» WHAT IS ASKED: Write out each line that follows exactly as it stands, without the pictures.

» DATA SECTION:
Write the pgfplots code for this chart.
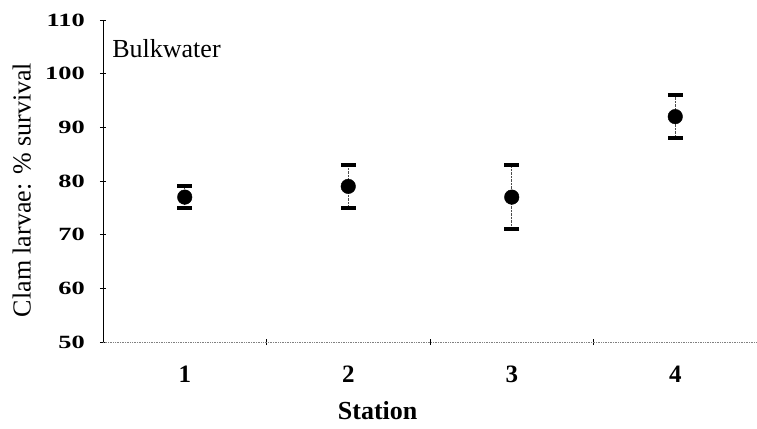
\documentclass[border=0pt]{standalone}
\usepackage{graphicx}
\usepackage{pgfplots}
\pgfplotsset{compat=1.18}
\usepackage{fontspec}
\setmainfont{Liberation Serif}
% wide bold numerals for the y axis
\newcommand{\yt}[1]{\fontsize{22}{25}\selectfont\bfseries\scalebox{1.2}[0.85]{#1}}

\begin{document}
\begin{tikzpicture}
\path[use as bounding box] (-103pt,-86pt) rectangle (654pt,342pt);
\begin{axis}[
  scale only axis,
  width=654pt, height=322pt,
  xmin=0.5, xmax=4.5,
  ymin=50, ymax=110,
  ytick={50,60,70,80,90,100,110},
  yticklabels={\yt{50},\yt{60},\yt{70},\yt{80},\yt{90},\yt{100},\yt{110}},
  axis x line*=bottom,
  axis y line*=left,
  x axis line style={draw=gray, densely dotted, line width=0.7pt},
  y axis line style={draw=black, line width=0.6pt},
  % category separators on the x axis
  xtick={1.5,2.5,3.5},
  xticklabels={},
  % station names, without tick marks
  extra x ticks={1,2,3,4},
  extra x tick labels={1,2,3,4},
  extra x tick style={major tick length=0pt},
  tick align=center,
  major tick length=6pt,
  tick style={black, line width=0.6pt},
  xticklabel style={font=\fontsize{25}{28}\selectfont\bfseries, anchor=base, yshift=-40pt},
  yticklabel style={anchor=east, inner sep=0pt, xshift=-15pt},
  xlabel={\textbf{Station}},
  ylabel={Clam larvae: \% survival},
  every axis x label/.style={at={(axis description cs:0.42,-0.242)}, anchor=base,
     font=\fontsize{26}{30}\selectfont},
  every axis y label/.style={at={(axis description cs:-0.124,0.472)}, rotate=90, anchor=center,
     font=\fontsize{26}{30}\selectfont},
  clip=false,
]
\addplot[
  only marks,
  mark=*, mark size=7.3pt,
  mark options={fill=black, draw=black},
  error bars/.cd,
    y dir=both, y explicit,
    error bar style={draw=gray!60!black, densely dotted, line width=0.8pt},
    error mark=|,
    error mark options={solid, black, line width=4pt, mark size=7.5pt},
] table[x=st, y=surv, y error=err] {
st surv err
1  77  2
2  79  4
3  77  6
4  92  4
};
\node[anchor=base west, font=\fontsize{26}{30}\selectfont, inner sep=0pt]
  at (axis description cs:0.014,0.885) {Bulkwater};
\end{axis}
\end{tikzpicture}
\end{document}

» ANSWER BELOW:
Write the pgfplots code for this chart.
\documentclass[border=0pt]{standalone}
\usepackage{graphicx}
\usepackage{pgfplots}
\pgfplotsset{compat=1.18}
\usepackage{fontspec}
\setmainfont{Liberation Serif}
% wide bold numerals for the y axis
\newcommand{\yt}[1]{\fontsize{22}{25}\selectfont\bfseries\scalebox{1.2}[0.85]{#1}}

\begin{document}
\begin{tikzpicture}
\path[use as bounding box] (-103pt,-86pt) rectangle (654pt,342pt);
\begin{axis}[
  scale only axis,
  width=654pt, height=322pt,
  xmin=0.5, xmax=4.5,
  ymin=50, ymax=110,
  ytick={50,60,70,80,90,100,110},
  yticklabels={\yt{50},\yt{60},\yt{70},\yt{80},\yt{90},\yt{100},\yt{110}},
  axis x line*=bottom,
  axis y line*=left,
  x axis line style={draw=gray, densely dotted, line width=0.7pt},
  y axis line style={draw=black, line width=0.6pt},
  % category separators on the x axis
  xtick={1.5,2.5,3.5},
  xticklabels={},
  % station names, without tick marks
  extra x ticks={1,2,3,4},
  extra x tick labels={1,2,3,4},
  extra x tick style={major tick length=0pt},
  tick align=center,
  major tick length=6pt,
  tick style={black, line width=0.6pt},
  xticklabel style={font=\fontsize{25}{28}\selectfont\bfseries, anchor=base, yshift=-40pt},
  yticklabel style={anchor=east, inner sep=0pt, xshift=-15pt},
  xlabel={\textbf{Station}},
  ylabel={Clam larvae: \% survival},
  every axis x label/.style={at={(axis description cs:0.42,-0.242)}, anchor=base,
     font=\fontsize{26}{30}\selectfont},
  every axis y label/.style={at={(axis description cs:-0.124,0.472)}, rotate=90, anchor=center,
     font=\fontsize{26}{30}\selectfont},
  clip=false,
]
\addplot[
  only marks,
  mark=*, mark size=7.3pt,
  mark options={fill=black, draw=black},
  error bars/.cd,
    y dir=both, y explicit,
    error bar style={draw=gray!60!black, densely dotted, line width=0.8pt},
    error mark=|,
    error mark options={solid, black, line width=4pt, mark size=7.5pt},
] table[x=st, y=surv, y error=err] {
st surv err
1  77  2
2  79  4
3  77  6
4  92  4
};
\node[anchor=base west, font=\fontsize{26}{30}\selectfont, inner sep=0pt]
  at (axis description cs:0.014,0.885) {Bulkwater};
\end{axis}
\end{tikzpicture}
\end{document}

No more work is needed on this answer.